WHAT YOU NEED TO DO>
Leave out the pictures, and retype only the lines from the beginning of the material through the line that contains "angles_ln = np.linspace(0, 90, 31)", including both.

==============================

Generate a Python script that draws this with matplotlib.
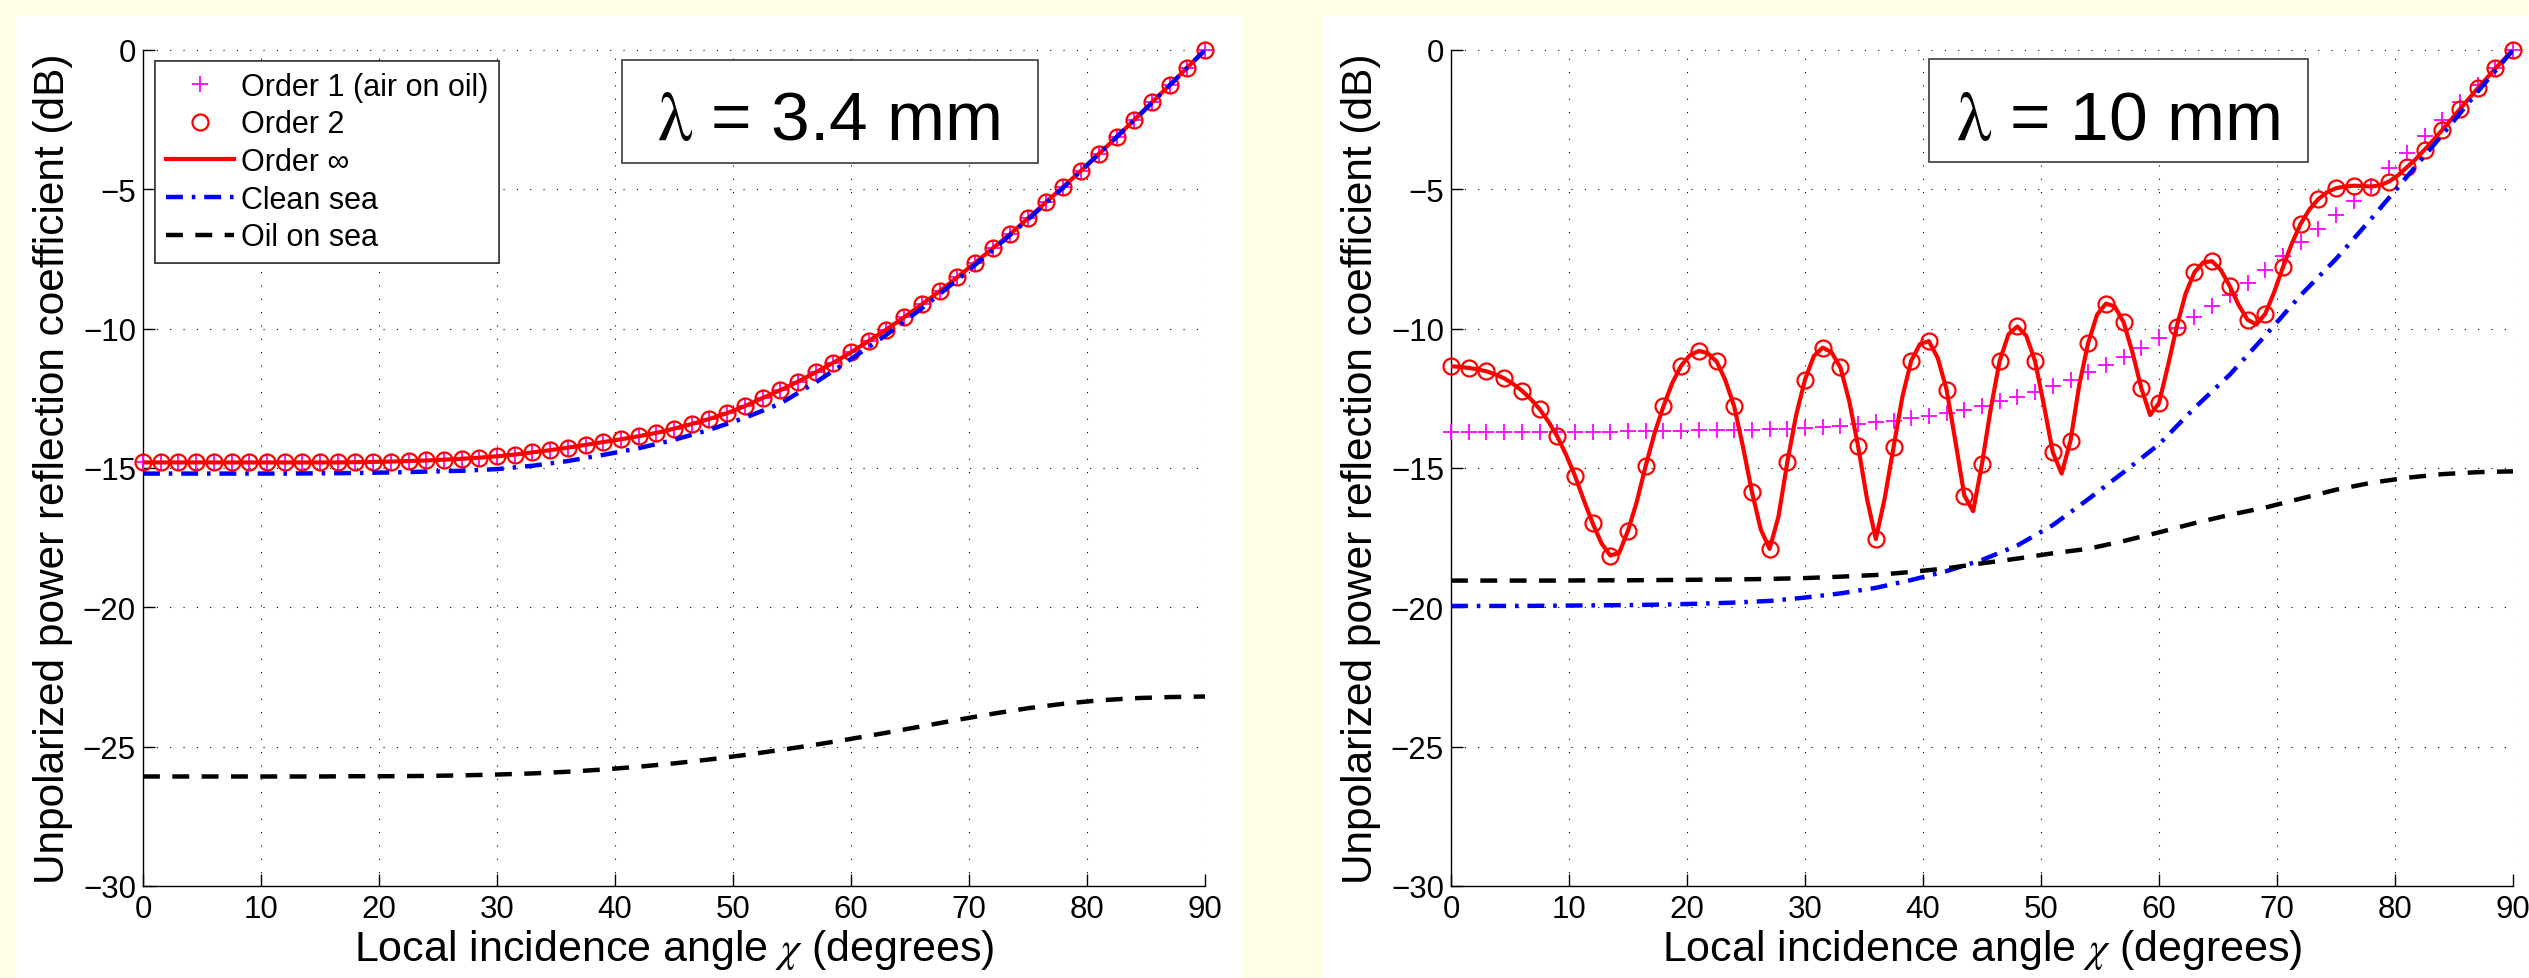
import numpy as np
import matplotlib
matplotlib.use("Agg")
import matplotlib.pyplot as plt
from matplotlib.patches import Rectangle
from matplotlib.lines import Line2D

plt.rcParams['font.family'] = ['Liberation Sans', 'DejaVu Sans']
plt.rcParams['mathtext.fontset'] = 'stix'
plt.rcParams['axes.unicode_minus'] = True

# ---------------- data ----------------
angles_mk = np.linspace(0, 90, 61)     # marker sampling (1.5 deg)
angles_fine = np.linspace(0, 90, 121)  # fine sampling (0.75 deg)
angles_ln = np.linspace(0, 90, 31)     # smooth line sampling (3 deg)

titles = ["\u03bb = 3.4 mm", "\u03bb = 10 mm"]
xticks = [0, 10, 20, 30, 40, 50, 60, 70, 80, 90]
yticks = [-30, -25, -20, -15, -10, -5, 0]
legend_labels = ["Order 1 (air on oil)", "Order 2", "Order \u221e", "Clean sea", "Oil on sea"]

# lambda = 3.4 mm: orders 1, 2 and infinity coincide
left_orders = [-14.80, -14.80, -14.80, -14.80, -14.80, -14.80, -14.80, -14.80, -14.80, -14.80,
               -14.80, -14.80, -14.79, -14.78, -14.77, -14.75, -14.73, -14.70, -14.67, -14.63,
               -14.58, -14.52, -14.44, -14.36, -14.27, -14.17, -14.07, -13.97, -13.86, -13.74,
               -13.59, -13.42, -13.24, -13.03, -12.78, -12.49, -12.21, -11.90, -11.57, -11.22,
               -10.85, -10.44, -10.03, -9.59, -9.13, -8.66, -8.16, -7.64, -7.12, -6.60,
               -6.04, -5.47, -4.90, -4.33, -3.73, -3.13, -2.51, -1.88, -1.26, -0.63, 0.00]
left_clean = [-15.20, -15.20, -15.20, -15.20, -15.20, -15.19, -15.18, -15.16, -15.13, -15.10,
              -15.04, -14.92, -14.75, -14.53, -14.29, -13.99, -13.63, -13.20, -12.69, -11.93,
              -11.09, -10.22, -9.27, -8.25, -7.18, -6.08, -4.93, -3.73, -2.52, -1.27, 0.00]
left_oil = [-26.07, -26.07, -26.07, -26.07, -26.07, -26.07, -26.06, -26.06, -26.05, -26.03,
            -26.00, -25.96, -25.90, -25.82, -25.72, -25.60, -25.46, -25.30, -25.12, -24.93,
            -24.72, -24.50, -24.27, -24.04, -23.82, -23.62, -23.46, -23.34, -23.26, -23.22, -23.20]

# lambda = 10 mm
right_order1 = [-13.72, -13.72, -13.72, -13.72, -13.72, -13.72, -13.71, -13.71, -13.70, -13.70,
                -13.69, -13.68, -13.67, -13.66, -13.65, -13.64, -13.63, -13.62, -13.61, -13.59,
                -13.57, -13.54, -13.48, -13.42, -13.36, -13.30, -13.22, -13.12, -13.03, -12.91,
                -12.76, -12.61, -12.44, -12.26, -12.05, -11.83, -11.57, -11.29, -11.00, -10.70,
                -10.35, -9.98, -9.59, -9.17, -8.79, -8.37, -7.88, -7.38, -6.90, -6.42,
                -5.91, -5.41, -4.89, -4.25, -3.70, -3.10, -2.50, -1.88, -1.26, -0.66, 0.00]
right_order_inf = [-11.35, -11.37, -11.41, -11.46, -11.53, -11.64, -11.78, -11.98, -12.22, -12.52,
                   -12.88, -13.33, -13.86, -14.52, -15.27, -16.15, -16.98, -17.70, -18.14, -18.05,
                   -17.25, -16.20, -14.92, -13.75, -12.79, -11.95, -11.33, -10.95, -10.80, -10.88,
                   -11.17, -11.85, -12.79, -14.25, -15.85, -17.20, -17.90, -16.75, -14.79, -13.10,
                   -11.83, -10.98, -10.68, -10.85, -11.39, -12.60, -14.22, -16.10, -17.55, -16.10,
                   -14.26, -12.45, -11.15, -10.55, -10.45, -11.05, -12.19, -14.05, -15.99, -16.55,
                   -14.85, -12.85, -11.15, -10.20, -9.92, -10.25, -11.17, -12.75, -14.44, -15.20,
                   -14.02, -12.00, -10.51, -9.50, -9.10, -9.20, -9.77, -10.85, -12.13, -13.10,
                   -12.67, -11.35, -9.93, -8.75, -7.98, -7.62, -7.58, -7.90, -8.48, -9.15,
                   -9.68, -9.85, -9.47, -8.70, -7.80, -6.95, -6.24, -5.72, -5.35, -5.10,
                   -4.96, -4.90, -4.87, -4.88, -4.90, -4.85, -4.72, -4.50, -4.21, -3.92,
                   -3.58, -3.23, -2.87, -2.50, -2.12, -1.75, -1.38, -1.02, -0.66, -0.33, 0.00]
right_order2 = right_order_inf[::2]
right_clean = [-19.95, -19.95, -19.95, -19.94, -19.93, -19.92, -19.90, -19.87, -19.83, -19.77,
               -19.65, -19.50, -19.30, -19.02, -18.70, -18.30, -17.78, -17.05, -16.12, -15.15,
               -14.15, -12.85, -11.65, -10.25, -8.80, -7.50, -6.05, -4.55, -3.05, -1.50, 0.00]
right_oil = [-19.04, -19.04, -19.04, -19.04, -19.03, -19.03, -19.02, -19.01, -19.00, -18.98,
             -18.95, -18.90, -18.84, -18.73, -18.60, -18.42, -18.25, -18.06, -17.90, -17.62,
             -17.31, -16.98, -16.68, -16.42, -16.10, -15.78, -15.53, -15.35, -15.22, -15.15, -15.12]

panels = [
    dict(o1=(angles_mk, left_orders), o2=(angles_mk, left_orders), oinf=(angles_mk, left_orders),
         clean=left_clean, oil=left_oil, title=titles[0]),
    dict(o1=(angles_mk, right_order1), o2=(angles_mk, right_order2), oinf=(angles_fine, right_order_inf),
         clean=right_clean, oil=right_oil, title=titles[1]),
]

# ---------------- styling ----------------
BG = '#FFFFE6'
MAGENTA = '#FF00FF'
RED = '#FF0000'
BLUE = '#0000FF'
W, H = 2529, 979
fig = plt.figure(figsize=(W / 100, H / 100), dpi=100, facecolor=BG)

# white panels behind each subplot
for x0, x1 in [(16, 1242), (1324, 2529)]:
    fig.patches.append(Rectangle((x0 / W, 0), (x1 - x0) / W, (H - 17) / H,
                                 transform=fig.transFigure, facecolor='white',
                                 edgecolor='none', zorder=-5))

axes_px = [(143, 1205), (1451, 2513)]
ytop, ybot = 51, 887
boxes = [(622, 1038, 61, 164), (1929, 2308, 60, 163)]
text_cx = [828, 2118]

dash_clean = (0, (3.8, 2.0, 0.8, 2.0))
dash_oil = (0, (3.8, 2.8))

for i, p in enumerate(panels):
    xl, xr = axes_px[i]
    ax = fig.add_axes([xl / W, (H - ybot) / H, (xr - xl) / W, (ybot - ytop) / H])
    ax.set_zorder(1)
    ax.set_facecolor('white')
    ax.set_xlim(0, 90)
    ax.set_ylim(-30, 0)
    ax.set_xticks(xticks)
    ax.set_yticks(yticks)
    ax.grid(True, color='k', linestyle=(0, (1, 11)), linewidth=0.8)
    ax.set_axisbelow(True)
    for s in ['top', 'right']:
        ax.spines[s].set_visible(False)
    for s in ['left', 'bottom']:
        ax.spines[s].set_linewidth(1.0)
    ax.tick_params(direction='in', length=8.5, width=1.0, labelsize=22.5)
    ax.tick_params(axis='x', pad=6)
    ax.tick_params(axis='y', pad=5)

    ax.plot(p['o1'][0], p['o1'][1], linestyle='none', marker='+', color=MAGENTA,
            markersize=12, markeredgewidth=1.3, clip_on=False, zorder=3)
    ax.plot(p['o2'][0], p['o2'][1], linestyle='none', marker='o', markerfacecolor='none',
            markeredgecolor=RED, markersize=11.5, markeredgewidth=1.6, clip_on=False, zorder=4)
    ax.plot(p['oinf'][0], p['oinf'][1], color=RED, linewidth=3.0, zorder=5)
    ax.plot(angles_ln, p['clean'], color=BLUE, linewidth=3.2, linestyle=dash_clean, zorder=6)
    ax.plot(angles_ln, p['oil'], color='k', linewidth=3.2, linestyle=dash_oil, zorder=6)

    ax.set_xlabel(r'Local incidence angle $\chi$ (degrees)', fontsize=31, labelpad=2)
    ax.set_ylabel('Unpolarized power reflection coefficient (dB)', fontsize=30.5, labelpad=7)

    handles = [
        Line2D([], [], linestyle='none', marker='+', color=MAGENTA, markersize=12, markeredgewidth=1.3),
        Line2D([], [], linestyle='none', marker='o', markerfacecolor='none', markeredgecolor=RED,
               markersize=11.5, markeredgewidth=1.6),
        Line2D([], [], color=RED, linewidth=3.0),
        Line2D([], [], color=BLUE, linewidth=3.2, linestyle=dash_clean),
        Line2D([], [], color='k', linewidth=3.2, linestyle=dash_oil),
    ]
    leg = ax.legend(handles, legend_labels, loc='upper left',
                    bbox_to_anchor=((155 - xl) / (xr - xl), (ybot - 62) / (ybot - ytop)),
                    borderaxespad=0, fontsize=22, frameon=True, fancybox=False,
                    handlelength=2.25, handletextpad=0.2, labelspacing=0.25,
                    borderpad=0.35, framealpha=1)
    leg.get_frame().set_edgecolor('#3a3a3a')
    leg.get_frame().set_linewidth(1.2)
    leg.set_zorder(10)

    bx0, bx1, by0, by1 = boxes[i]
    ax.add_patch(Rectangle(((bx0 - xl) / (xr - xl), (ybot - by1) / (ybot - ytop)),
                           (bx1 - bx0) / (xr - xl), (by1 - by0) / (ybot - ytop),
                           transform=ax.transAxes, facecolor='white', edgecolor='#3a3a3a',
                           linewidth=1.2, zorder=9, clip_on=False))
    title = p['title'].replace('\u03bb', r'$\mathrm{\lambda}$')
    ax.text((text_cx[i] - xl) / (xr - xl), (ybot - 140) / (ybot - ytop), title,
            transform=ax.transAxes, ha='center', va='baseline', fontsize=50, zorder=11)

fig.savefig('out.png', dpi=100, facecolor=BG)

==============================

FULL ANSWER>
Generate a Python script that draws this with matplotlib.
import numpy as np
import matplotlib
matplotlib.use("Agg")
import matplotlib.pyplot as plt
from matplotlib.patches import Rectangle
from matplotlib.lines import Line2D

plt.rcParams['font.family'] = ['Liberation Sans', 'DejaVu Sans']
plt.rcParams['mathtext.fontset'] = 'stix'
plt.rcParams['axes.unicode_minus'] = True

# ---------------- data ----------------
angles_mk = np.linspace(0, 90, 61)     # marker sampling (1.5 deg)
angles_fine = np.linspace(0, 90, 121)  # fine sampling (0.75 deg)
angles_ln = np.linspace(0, 90, 31)     # smooth line sampling (3 deg)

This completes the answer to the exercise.